Rows from a dataset of charts and code:
________________________

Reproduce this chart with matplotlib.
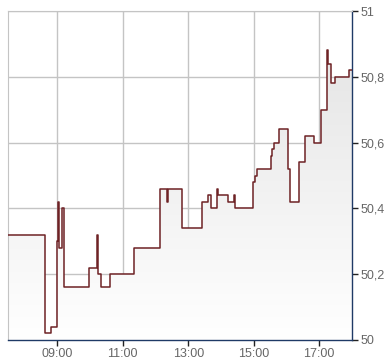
import numpy as np
import matplotlib
matplotlib.use("Agg")
import matplotlib.pyplot as plt

plt.rcParams['font.family'] = ['Liberation Sans', 'DejaVu Sans']

# Intraday price (hours since midnight, price at which a step starts)
times = [7.5, 8.64, 8.82, 9.0, 9.03, 9.05, 9.16, 9.22, 9.98, 10.23, 10.26,
         10.35, 10.62, 11.36, 12.15, 12.36, 12.38, 12.82, 13.43, 13.59, 13.70,
         13.89, 13.92, 14.20, 14.41, 14.44, 14.99, 15.04, 15.09, 15.52, 15.57,
         15.62, 15.78, 16.04, 16.12, 16.38, 16.58, 16.85, 17.04, 17.23, 17.26,
         17.35, 17.48, 17.90, 18.0]
prices = [50.32, 50.02, 50.04, 50.30, 50.42, 50.28, 50.40, 50.16, 50.22, 50.32,
          50.20, 50.16, 50.20, 50.28, 50.46, 50.42, 50.46, 50.34, 50.42, 50.44,
          50.40, 50.46, 50.44, 50.42, 50.44, 50.40, 50.48, 50.50, 50.52, 50.56,
          50.58, 50.60, 50.64, 50.52, 50.42, 50.54, 50.62, 50.60, 50.70, 50.88,
          50.84, 50.78, 50.80, 50.82, 50.82]

x_ticks = [9, 11, 13, 15, 17]
x_labels = ["09:00", "11:00", "13:00", "15:00", "17:00"]
y_ticks = [50.0, 50.2, 50.4, 50.6, 50.8, 51.0]
y_labels = ["50", "50,2", "50,4", "50,6", "50,8", "51"]

fig = plt.figure(figsize=(3.9, 3.64), dpi=100)
ax = fig.add_axes([8 / 390, 1 - 340 / 364, 344 / 390, 329 / 364])

x0, x1 = 7.5, 18.0
y0, y1 = 50.0, 51.0

# gradient fill below the line
poly = ax.fill_between(times, prices, y0, step='post', color='none')
grad = np.linspace(0, 1, 256).reshape(-1, 1)
img = ax.imshow(grad, extent=[x0, x1, y0, y1], origin='lower', aspect='auto',
                cmap=matplotlib.colors.LinearSegmentedColormap.from_list(
                    'g', ['#ffffff', '#e2e2e2']), zorder=1)
img.set_clip_path(poly.get_paths()[0], transform=ax.transData)

ax.step(times, prices, where='post', color='#6e2225', lw=1.1, zorder=3)

ax.set_xlim(x0, x1)
ax.set_ylim(y0, y1)

ax.set_xticks(x_ticks)
ax.set_xticklabels(x_labels)
ax.set_yticks(y_ticks)
ax.set_yticklabels(y_labels)
ax.yaxis.tick_right()

ax.grid(True, color='#c4c4c4', lw=1, zorder=0)
ax.set_axisbelow(True)

for s in ['top', 'left']:
    ax.spines[s].set_color('#c4c4c4')
for s in ['bottom', 'right']:
    ax.spines[s].set_color('#1f3a66')
    ax.spines[s].set_linewidth(1.0)

ax.tick_params(axis='both', direction='out', length=4, width=1,
               color='#222222', labelcolor='#666666', labelsize=9)
ax.tick_params(axis='x', pad=2)
ax.tick_params(axis='y', pad=2)

fig.savefig("out.png", dpi=100)
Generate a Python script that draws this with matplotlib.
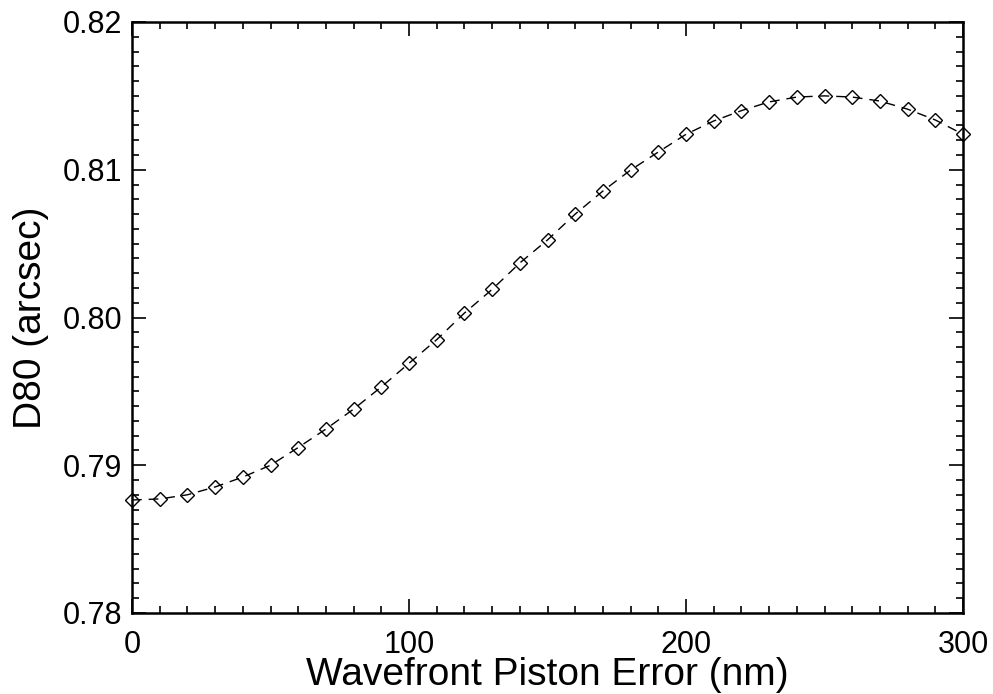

________________________

Would you mind returning each entry above word for word, skipping the images?

### [REPLY TO THE EXERCISE]
Reproduce this chart with matplotlib.
import numpy as np
import matplotlib
matplotlib.use("Agg")
import matplotlib.pyplot as plt

plt.rcParams['font.family'] = ['Liberation Sans', 'DejaVu Sans']

# Intraday price (hours since midnight, price at which a step starts)
times = [7.5, 8.64, 8.82, 9.0, 9.03, 9.05, 9.16, 9.22, 9.98, 10.23, 10.26,
         10.35, 10.62, 11.36, 12.15, 12.36, 12.38, 12.82, 13.43, 13.59, 13.70,
         13.89, 13.92, 14.20, 14.41, 14.44, 14.99, 15.04, 15.09, 15.52, 15.57,
         15.62, 15.78, 16.04, 16.12, 16.38, 16.58, 16.85, 17.04, 17.23, 17.26,
         17.35, 17.48, 17.90, 18.0]
prices = [50.32, 50.02, 50.04, 50.30, 50.42, 50.28, 50.40, 50.16, 50.22, 50.32,
          50.20, 50.16, 50.20, 50.28, 50.46, 50.42, 50.46, 50.34, 50.42, 50.44,
          50.40, 50.46, 50.44, 50.42, 50.44, 50.40, 50.48, 50.50, 50.52, 50.56,
          50.58, 50.60, 50.64, 50.52, 50.42, 50.54, 50.62, 50.60, 50.70, 50.88,
          50.84, 50.78, 50.80, 50.82, 50.82]

x_ticks = [9, 11, 13, 15, 17]
x_labels = ["09:00", "11:00", "13:00", "15:00", "17:00"]
y_ticks = [50.0, 50.2, 50.4, 50.6, 50.8, 51.0]
y_labels = ["50", "50,2", "50,4", "50,6", "50,8", "51"]

fig = plt.figure(figsize=(3.9, 3.64), dpi=100)
ax = fig.add_axes([8 / 390, 1 - 340 / 364, 344 / 390, 329 / 364])

x0, x1 = 7.5, 18.0
y0, y1 = 50.0, 51.0

# gradient fill below the line
poly = ax.fill_between(times, prices, y0, step='post', color='none')
grad = np.linspace(0, 1, 256).reshape(-1, 1)
img = ax.imshow(grad, extent=[x0, x1, y0, y1], origin='lower', aspect='auto',
                cmap=matplotlib.colors.LinearSegmentedColormap.from_list(
                    'g', ['#ffffff', '#e2e2e2']), zorder=1)
img.set_clip_path(poly.get_paths()[0], transform=ax.transData)

ax.step(times, prices, where='post', color='#6e2225', lw=1.1, zorder=3)

ax.set_xlim(x0, x1)
ax.set_ylim(y0, y1)

ax.set_xticks(x_ticks)
ax.set_xticklabels(x_labels)
ax.set_yticks(y_ticks)
ax.set_yticklabels(y_labels)
ax.yaxis.tick_right()

ax.grid(True, color='#c4c4c4', lw=1, zorder=0)
ax.set_axisbelow(True)

for s in ['top', 'left']:
    ax.spines[s].set_color('#c4c4c4')
for s in ['bottom', 'right']:
    ax.spines[s].set_color('#1f3a66')
    ax.spines[s].set_linewidth(1.0)

ax.tick_params(axis='both', direction='out', length=4, width=1,
               color='#222222', labelcolor='#666666', labelsize=9)
ax.tick_params(axis='x', pad=2)
ax.tick_params(axis='y', pad=2)

fig.savefig("out.png", dpi=100)
Generate a Python script that draws this with matplotlib.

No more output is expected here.